# Tiramisu scent?



## jazmin (Jun 1, 2017)

Im making a tiramisu inspired soap soon, but cant seem to find a quite right scent yet. Wondering if anyone has any experience with this scent? 

Might even make some layers of different scents to try and create a tiramisu like-scent. Any help would be great!


----------



## shunt2011 (Jun 1, 2017)

jazmin said:


> Im making a tiramisu inspired soap soon, but cant seem to find a quite right scent yet. Wondering if anyone has any experience with this scent?
> 
> Might even make some layers of different scents to try and create a tiramisu like-scent. Any help would be great!


 
I've never used that fragrance as foodie smells don't generally go well with my customers but here is one I found.
http://www.saveonscents.com/product_info.php/name/Tiramisu/products_id/3285#!tab2


----------



## jazmin (Jun 1, 2017)

Thank you for the link !!


----------



## earlene (Jun 1, 2017)

My husband loves to eat tiramisu so I asked him how it smells to him.  He said, 'Coffee because it has espresso in it; a little Cheesy; a little Brandy smell.'

(I hate it myself, so I had to ask him.)

So if you do layers to look like tiramisu, you could use a coffee scent in the brown layer.  I've never been interested in a brandy scented FO, but I'll bet there must be some available somewhere (I think I've seen something along those lines in the past), but I would guess it may discolor so depending on how dark, that could be the beige colored layer (maybe the lady-fingers).  Then the white part would have to be the cheese scent, although I don't know that I've ever actually seen any FO described as having a scent like mascarpone.  I wouldn't like it myself as it's a cheese I really don't like.

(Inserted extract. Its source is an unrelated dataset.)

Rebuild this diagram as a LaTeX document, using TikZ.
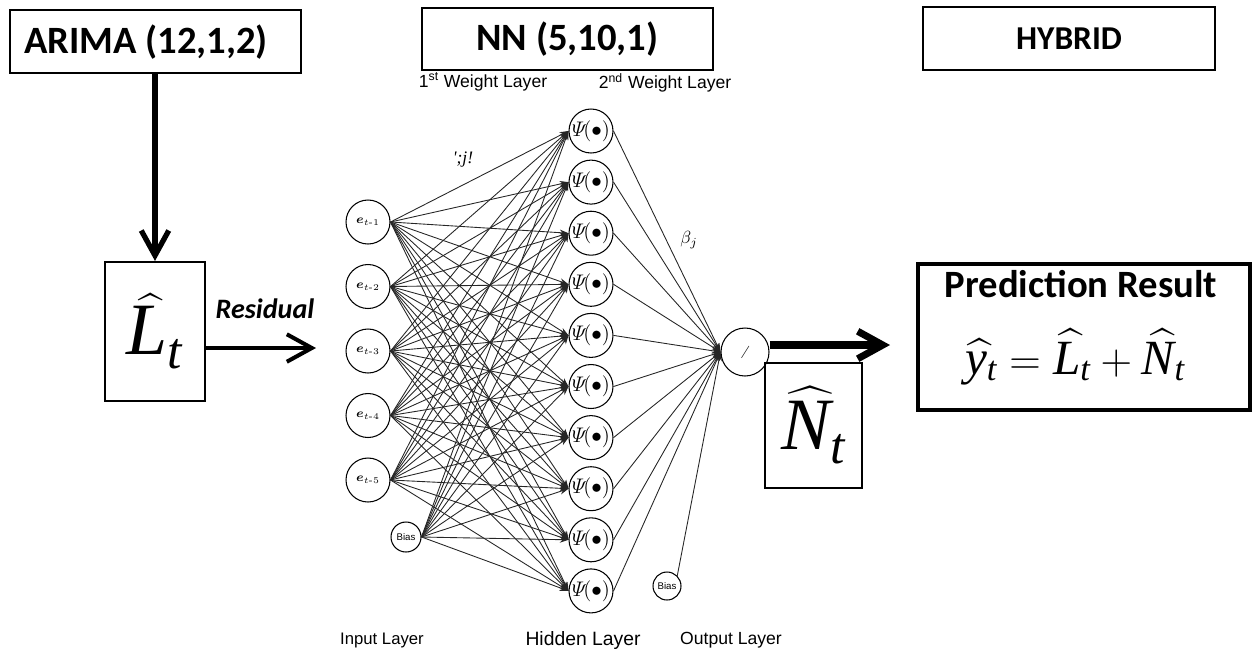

Anyway, that's my 2 cents.


----------



## dibbles (Jun 1, 2017)

I love tiramisu. I'd go light on the coffee scent, but have some in there. Then maybe try to figure out a milky/sugary scent, maybe some kind of a bakery scent would work. I can't really help there. I don't care for bakery scents in soap. But in candles - a big yes!!


----------



## jazmin (Jun 1, 2017)

earlene said:


> My husband loves to eat tiramisu so I asked him how it smells to him.  He said, 'Coffee because it has espresso in it; a little Cheesy; a little Brandy smell.'
> 
> (I hate it myself, so I had to ask him.)
> 
> ...




Thank you so much, that sounds like a really good plan. Your 2 cents were very helpfull


----------



## jazmin (Jun 1, 2017)

shunt2011 said:


> I've never used that fragrance as foodie smells don't generally go well with my customers but here is one I found.
> http://www.saveonscents.com/product_info.php/name/Tiramisu/products_id/3285#!tab2


 
Thank you for the link!



dibbles said:


> I love tiramisu. I'd go light on the coffee scent, but have some in there. Then maybe try to figure out a milky/sugary scent, maybe some kind of a bakery scent would work. I can't really help there. I don't care for bakery scents in soap. But in candles - a big yes!!


 
OOO yes i agree that in candle it be much better, i was thinking of making it a candle as well  Thank you for your help


----------



## Arimara (Jun 2, 2017)

shunt2011 said:


> I've never used that fragrance as foodie smells don't generally go well with my customers but here is one I found.
> http://www.saveonscents.com/product_info.php/name/Tiramisu/products_id/3285#!tab2



They have an EXTENSIVE collection of scents. for $4.50, you could get 5 small vials of FOs, plus shipping. They will send you their strongest concentrations as samples so you would need pipettes and testing papers (or cotton balls) to really see if you'd like their samples.


----------



## anshika154 (Jun 6, 2017)

Didn't experiment with this fragrance.. if you do please share your recipe..


----------



## TrendySpork (Jun 6, 2017)

If all else fails, Coffee Cake and Spice from JustScent smells somewhat similar.


----------



## bumbleklutz (Jun 6, 2017)

jazmin said:


> Im making a tiramisu inspired soap soon, but cant seem to find a quite right scent yet. Wondering if anyone has any experience with this scent?
> 
> Might even make some layers of different scents to try and create a tiramisu like-scent. Any help would be great!



I have used this one:  http://fssoapworks.com/?product=tiramisu and I like it.
No acceleration, but it discolors brown.  I used it to do an "in the pot" swirl by scenting part of the batter and leaving part unscented, after 5 months it's holding.


----------